Arkansas' state flag flying before a cloudless sky.

Adam Bartlett

Officials in Arkansas have taken the first steps in the implementation of the state’s newly minted medical cannabis program, according to a Free Weekly report. Gov. Ava Hutchinson is asking for $3 million to fund the program’s rollout and over the course of the next month the governor, along with legislative leaders, will start appointing the five members to the newly formed Medical Marijuana Commission.

“The people voted this in and I intend to implement it according to the will of the people of Arkansas,” Hutchinson, a former DEA director, said in an Associated Press report. “But the people of Arkansas expect me to do it right, to do it in a way that protects our children and to do it in a way that minimizes the problems we’ve been very concerned about. That’s what the regulations are about.”

Under the law, the commission, along with the state Department of Health and Beverage Control Division, has to begin accepting dispensary applications in June 2017, leaving officials until about March to devise the program’s rules and regulations. The amendment permits for between 20 and 40 dispensaries, with no more than four in a single county, testing labs and cultivation licenses.

Just 12 conditions qualify for medical cannabis use in the state — including post-traumatic stress disorder, Tourette’s, Alzheimer’s, HIV/AIDS and cancer — and patients can apply for a state-issued certification allowing them to purchase cannabis from a dispensary. Patients could also choose to designate a caregiver to obtain their cannabis for them.

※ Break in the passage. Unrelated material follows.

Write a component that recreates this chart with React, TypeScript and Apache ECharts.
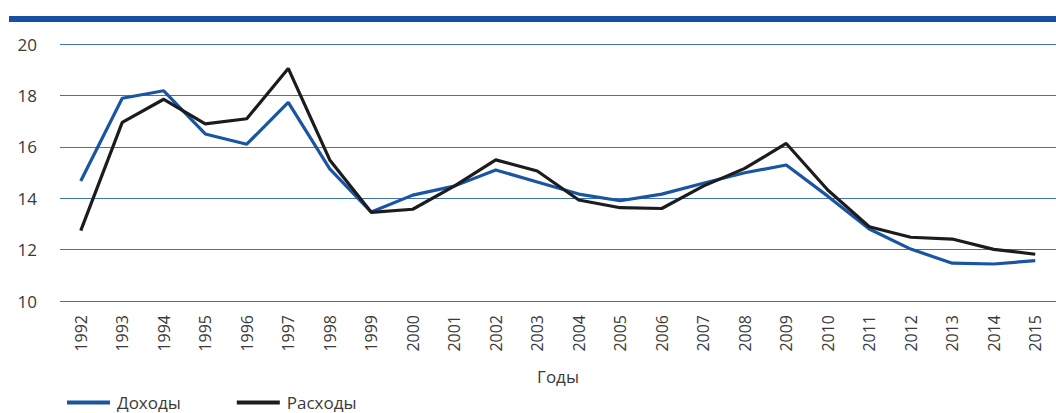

Neither patients nor caregivers can purchase more than 2.5 ounces within a 14 day timeframe and the Health Department is responsible for adding any additional conditions.

Meanwhile, some opponents are shifting their focus from any repeal effort — which would require a two-thirds vote by the legislature — to adding restrictions on advertising and zoning options for municipalities.

The measure does not allow Lawmakers to pass any legislation to limit the number of dispensaries or rescind the voter-backed constitutional amendment.